Transcript
A (0:00)
Hello and welcome to the kubernetes podcast from Google. I'm your host, Kaslin Fields.
B (0:06)
And I'm Abdel Sighiwar. Drew is a senior DevOps engineer working on platform and cloud teams in Medtronics Cardiac Ablation Solutions unit. His involvement with the SIG release team started with version 1.7 and had led the release docs and release signal teams. Drew has previously worked roles in US public service spanning K12 education and department defense. He likes to spend his spare time unplugging in nature. Welcome to the show, Drew.
C (0:46)
Great to be here. Yeah, thanks for having me.
B (0:48)
Awesome. So this is part of our grand tradition on the show to always have the release lead of the upcoming version of 1.35 or any upcoming version as a guest. And yours is very likely going to be the last episode of the year. So I guess let's start with this. How is it going? You are still in the middle of the release.
C (1:11)
Yeah, things are going well. It's a very chaotic, busy time of year across the board. Releasing the second one of the biggest open source projects in the world. Maybe the second. Don't quote me on what the metric is for that, but that's what I heard. Second to Linux. And then on top of that, being a DevOps engineer sometimes thrown into SRE major incident stuff too. I just kind of feel like my neck hurts from all the hats I'm wearing sometimes. And of course, you know, we've got the holidays coming up as well, so I'm really looking forward to having this time off to spend with family and kind of turn my brain off a little bit from all of these things.
B (1:54)
Awesome. I mean, at the moment we're recording, we are probably on the last stretch actually of the release that's expected next week. I mean, of course things can still slip away, but few more days I guess, right?
C (2:08)
Yeah. We actually released on Wednesday. So now the release is fully available. You can Download it on GitHub. We have the announcement blog live now. So yeah, I'm excited to see what folks do with our next version of Kubernetes 135.
B (2:26)
Awesome. So let's talk about it and I usually like to start this with talking about the theme. So as of the moment of recording, the theme is live. The logo is on the website. Can you tell us a little bit about the theme, the inspiration behind it, like where this idea came from?
C (2:47)
Yeah, so we named the release name Timbernetti's. It uses the world tree as a metaphor for Kubernetes as a global Living system. Inspired by the tree of Life, Yggdrasil from Norse mythology. It honors the resilience and diversity of contributors around the world who sustain the project alongside their daily jobs and life challenges.
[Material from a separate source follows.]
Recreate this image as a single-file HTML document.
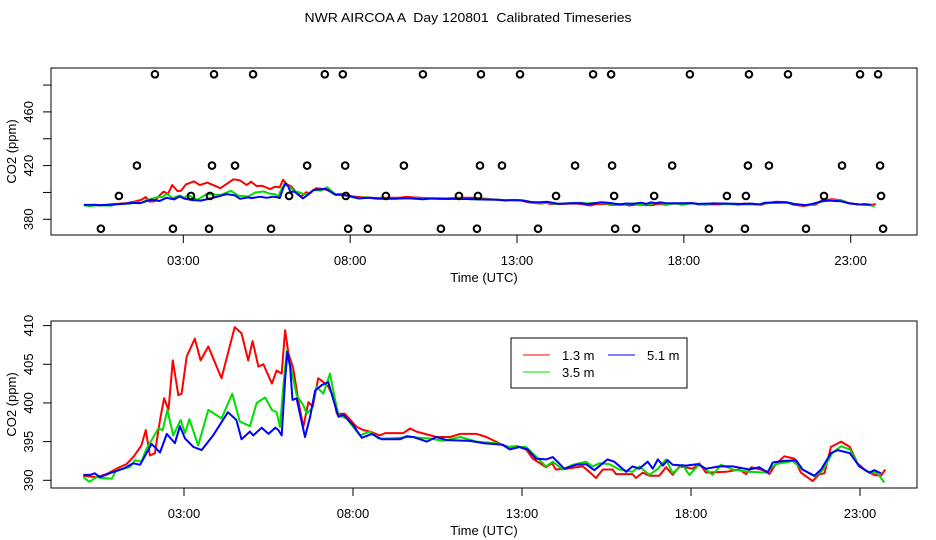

The theme reflects where Kubernetes is today, reinforcing the core of the platform, setting deeper roots around security and stability and the foundation for advanced workloads like AI going into the future. And we're always expanding the branches to support new and more demanding workloads. It continues the narrative of resilience and magic from the last two Kubernetes releases. Version 133, which is. Which was octane, the color of magic, and version 134, which is of wind and wills. So we had fun sort of continuing that narrative. I designed the logo myself. I had a lot of fun with it. We actually have some squirrels that are living amongst the world tree and kind of fitting the theme of magic. We gave them RPG themes that or RPG classes that reflect different release activities. We have the rogue triage squirrel. We have the tech wizard Squirrel with like a scroll that says looks good to me on it. And then we have the branch management warrior Squirrel. So he's cutting down the next version of Kubernetes. So I wanted to pick something that was fun but also symbolic because again, I think. I think a tree is like a really good symbol for the new foundation. We're rooting with the project right now, and also the resilience of all these maintainers that come together with their day jobs, families that they support. I really wanted to honor the resilience of the community.